In a large bowl or stand mixer (I used my kitchen aid), beat the butter until light and fluffy, then beat in the sugar until of a consistency like thick frosting. Beat in the eggs one at a time. Stir in the vanilla until evenly incorporated. Add the dry ingredients in 3 increments, stirring between each addition (I just put the mixer on low speed, and slowly add in the dry ingredients). At this point, you should have a moist, uniformly brown dough. Stir in the oats and chocolate chips by hand, mixing only until evenly distributed.
(Here, I have to say, I almost never mix in ingredients by hand. My personal conviction is that my mixer was a very expensive item, and it should darn well be able to mix up some cookie dough. So, usually, I make my mixer add in the chips or whatever comes at the end of the recipe. This dough, however, is very, very stiff. So, I pressed on with the rolled oats, and my mixer was doing a valiant job, but it was protesting, and groaning, and I finally gave in and finished the job by hand. The reality is that even if your mixer can do it, the dough is stiff enough that it really needs a human touch at this point to get the oats and chocolate evenly distributed. If there’s anything that will change my stubborn mind, it’s the thought of a cookie without chocolate chips.)

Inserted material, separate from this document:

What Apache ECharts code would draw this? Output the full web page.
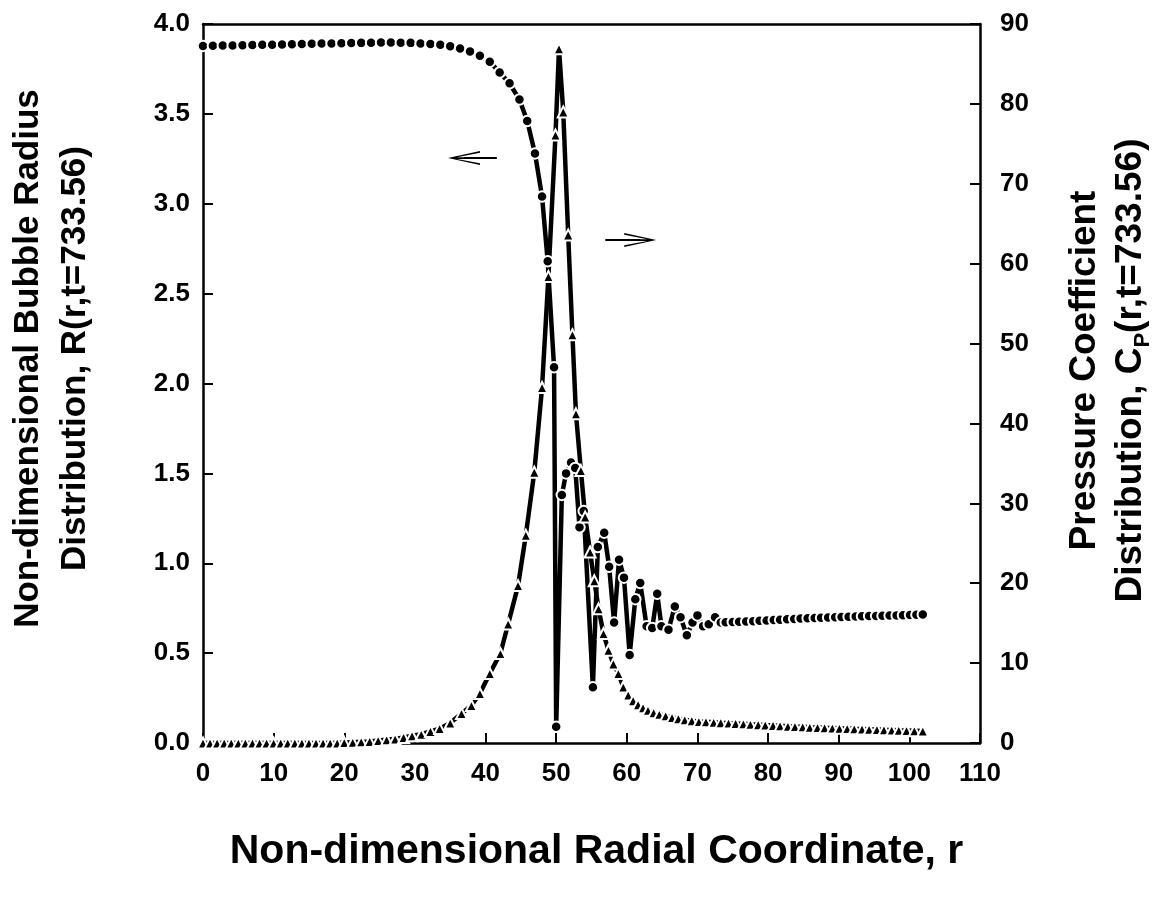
<!DOCTYPE html>
<html>
<head>
<meta charset="utf-8">
<script src="https://cdn.jsdelivr.net/npm/echarts@6/dist/echarts.min.js"></script>
<style>
html,body{margin:0;padding:0;background:#fff;}
#chart{width:1158px;height:899px;}
</style>
</head>
<body>
<div id="chart"></div>
<script>
// ---- Data ----
// Bubble radius R (circles, left axis)
const rX = [0,1.4,2.8,4.2,5.6,7.0,8.4,9.8,11.2,12.6,14.0,15.4,16.8,18.2,19.6,21.0,22.4,23.8,25.2,26.6,28.0,29.4,30.8,32.2,33.6,35.0,36.4,37.8,39.2,40.6,
  42.0,43.4,44.8,45.9,47.0,48.0,48.8,49.7,50.0,50.8,51.4,52.1,52.7,53.3,53.9,55.2,55.9,56.8,57.5,58.2,58.9,59.6,60.4,61.2,61.9,62.8,63.6,64.3,64.9,65.9,66.8,67.6,68.5,69.3,70.0,70.8,71.6,72.5,73.3,
  74.0,75.0,75.9,76.9,77.9,78.8,79.8,80.8,81.7,82.7,83.7,84.6,85.6,86.6,87.5,88.5,89.5,90.4,91.4,92.4,93.3,94.3,95.3,96.2,97.2,98.2,99.1,100.1,101.0,101.9];
const rY = [3.878,3.879,3.880,3.881,3.882,3.883,3.884,3.885,3.886,3.887,3.889,3.890,3.891,3.892,3.893,3.894,3.895,3.896,3.897,3.897,3.896,3.895,3.892,3.889,3.884,3.876,3.864,3.847,3.823,3.790,
  3.73,3.67,3.58,3.46,3.28,3.04,2.68,2.09,0.09,1.38,1.50,1.56,1.53,1.20,1.29,0.31,1.09,1.17,0.98,0.67,1.02,0.92,0.49,0.80,0.89,0.65,0.64,0.83,0.65,0.63,0.76,0.70,0.60,0.67,0.71,0.65,0.66,0.70,0.67,
  0.672,0.673,0.675,0.676,0.678,0.680,0.682,0.684,0.686,0.688,0.690,0.692,0.694,0.695,0.697,0.698,0.700,0.701,0.702,0.704,0.705,0.706,0.707,0.708,0.709,0.710,0.711,0.712,0.714,0.715];

// Pressure coefficient Cp (triangles, right axis)
const cpX = [0,1,2,3,4,5,6,7,8,9,10,11,12,13,14,15,16,17,18,19,20,
  21.2,22.4,23.6,24.8,26.0,27.2,28.4,29.6,30.9,32.2,33.5,35.0,36.6,38.0,39.2,40.6,42.1,43.2,44.6,45.7,46.9,48.0,48.9,49.9,50.4,51.0,51.7,52.3,52.8,53.5,54.1,54.8,55.4,56.0,56.7,57.4,58.1,58.8,59.5,
  60.2,60.9,61.6,62.3,63.0,63.8,64.6,65.5,66.4,67.3,68.2,69.2,70.2,71.2,72.3,73.3,74.4,75.4,76.5,77.5,78.6,79.6,80.7,81.7,82.8,83.8,84.9,85.9,87.0,88.0,89.1,90.1,91.2,92.2,93.3,94.3,95.4,96.4,97.5,98.5,99.6,100.7,101.9];
const cpY = [0,0,0,0,0,0,0,0,0,0,0,0,0,0,0,0,0,0,0,0,0.05,
  0.1,0.15,0.2,0.3,0.4,0.5,0.7,0.9,1.1,1.45,1.8,2.5,3.7,4.7,6.2,8.7,11.2,14.9,19.7,26.0,33.9,44.5,58.4,76.1,86.9,79.0,63.6,51.1,41.2,34.1,28.3,23.9,20.3,16.8,13.7,11.6,9.9,8.7,7.0,
  6.0,5.3,4.8,4.4,4.1,3.8,3.6,3.4,3.2,3.05,2.9,2.8,2.7,2.65,2.6,2.55,2.5,2.45,2.4,2.35,2.3,2.25,2.2,2.15,2.1,2.06,2.02,1.98,1.94,1.9,1.87,1.84,1.81,1.78,1.75,1.72,1.69,1.66,1.63,1.60,1.57,1.54,1.5];

// Annotation arrows: [tail, head-centre] in (r, R) data coordinates
const arrowLeft = [[41.6, 3.254], [36.95, 3.254]];
const arrowRight = [[56.95, 2.798], [61.9, 2.798]];

// Axis ticks
const xTicks = {min: 0, max: 110, interval: 10};
const yLeftTicks = {min: 0, max: 4, interval: 0.5};
const yRightTicks = {min: 0, max: 90, interval: 10};

// ---- Chart ----
const FONT = "'Liberation Sans', Arial, sans-serif";
const rData = rX.map((x, i) => [x, rY[i]]);
const cpData = cpX.map((x, i) => [x, cpY[i]]);
const headPath = 'path://M8,0 L16,32 L14,32 L9,9 L9,32 L7,32 L7,9 L2,32 L0,32 Z';

const chart = echarts.init(document.getElementById('chart'), null, {renderer: 'canvas'});
const axisLine = {show: true, onZero: false, lineStyle: {color: '#000', width: 2.5}};
const tick = {show: true, inside: true, length: 10, lineStyle: {color: '#000', width: 2}};
const tickLabel = {color: '#000', fontFamily: FONT, fontWeight: 'bold', fontSize: 26};

chart.setOption({
  animation: false,
  backgroundColor: '#fff',
  grid: {left: 203, right: 178, top: 24, bottom: 156, containLabel: false, outerBoundsMode: 'none'},
  xAxis: [{
    type: 'value', min: xTicks.min, max: xTicks.max, interval: xTicks.interval,
    axisLine: axisLine, axisTick: tick, splitLine: {show: false},
    axisLabel: Object.assign({margin: 18}, tickLabel),
    name: 'Non-dimensional Radial Coordinate, r',
    nameLocation: 'middle', nameGap: 86, nameMoveOverlap: false,
    nameTextStyle: {color: '#000', fontFamily: FONT, fontWeight: 'bold', fontSize: 41, lineHeight: 46, padding: [0, 0, 0, 10]}
  }, {
    type: 'value', position: 'top', min: xTicks.min, max: xTicks.max, interval: xTicks.interval,
    axisLine: axisLine, axisTick: {show: false}, axisLabel: {show: false}, splitLine: {show: false}
  }],
  yAxis: [{
    type: 'value', position: 'left', min: yLeftTicks.min, max: yLeftTicks.max, interval: yLeftTicks.interval,
    axisLine: axisLine, axisTick: tick, splitLine: {show: false},
    axisLabel: Object.assign({margin: 13, formatter: v => v.toFixed(1)}, tickLabel),
    name: 'Non-dimensional Bubble Radius\nDistribution, R(r,t=733.56)',
    nameLocation: 'middle', nameRotate: 90, nameGap: 104, nameMoveOverlap: false,
    nameTextStyle: {color: '#000', fontFamily: FONT, fontWeight: 'bold', fontSize: 35, lineHeight: 47, padding: [0, 0, 0, 50]}
  }, {
    type: 'value', position: 'right', min: yRightTicks.min, max: yRightTicks.max, interval: yRightTicks.interval,
    axisLine: axisLine, axisTick: tick, splitLine: {show: false},
    axisLabel: Object.assign({margin: 20}, tickLabel),
    name: '{a|Pressure Coefficient}\n{a|Distribution, C}{s|P}{a|(r,t=733.56)}',
    nameLocation: 'middle', nameRotate: 90, nameGap: 82, nameMoveOverlap: false,
    nameTextStyle: {
      color: '#000', fontFamily: FONT, fontWeight: 'bold', fontSize: 36, lineHeight: 46, padding: [0, 0, 0, 26],
      rich: {
        a: {color: '#000', fontFamily: FONT, fontWeight: 'bold', fontSize: 37, lineHeight: 46},
        s: {color: '#000', fontFamily: FONT, fontWeight: 'bold', fontSize: 22, lineHeight: 46, verticalAlign: 'bottom', padding: [8, 0, 0, 0]}
      }
    }
  }],
  series: [{
    name: 'R', type: 'line', xAxisIndex: 0, yAxisIndex: 0, data: rData,
    symbol: 'circle', symbolSize: 10.5, showSymbol: true,
    lineStyle: {color: '#000', width: 4.5},
    itemStyle: {color: '#000', borderColor: '#fff', borderWidth: 2},
    emphasis: {disabled: true},
    markLine: {
      silent: true, animation: false,
      symbol: ['none', headPath], symbolSize: [14, 32],
      label: {show: false},
      lineStyle: {color: '#000', width: 2, type: 'solid'},
      data: [
        [{coord: arrowLeft[0]}, {coord: arrowLeft[1]}],
        [{coord: arrowRight[0]}, {coord: arrowRight[1]}]
      ]
    }
  }, {
    name: 'Cp', type: 'line', xAxisIndex: 0, yAxisIndex: 1, data: cpData,
    symbol: 'triangle', symbolSize: 11, showSymbol: true,
    lineStyle: {color: '#000', width: 4.5},
    itemStyle: {color: '#000', borderColor: '#fff', borderWidth: 2},
    emphasis: {disabled: true}
  }]
});
</script>
</body>
</html>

Drop 2 tablespoons of dough for each cookie onto the prepared baking sheets 2 inches apart and bake for about 10 minutes, until golden brown on both top and bottom. don’t over-bake these, if anything, underbake them. Cool on wire racks. (again, of course, Heidi is totally right – I baked these for exactly 10 minutes, and when they came out the seemed awfully gooey and not set. I gave one that had been cooling for 5 minutes or so to my husband and he immediately declared it underdone. I ignored him, and the cookies, once cooled are perfect. If they’d been cooked longer, they’d be dry.)
So, the finished product? Well, after I burned my tongue on the first cookies to come out of the oven, I have to say, they are absolutely amazing. They’re moist, nutty (with no nuts, for those of you with allergies), chewy. They almost taste like you’re eating a chocolate cookie, but not quite. And I know I’m not the only one who loves them – I found numerous other bloggers who just had to post this recipe because they loved it so much and Heidi took her version down. So, go, make these cookies, and then go buy Heidi’s book. It’s amazing, and every recipe is as interesting and tasty as this one!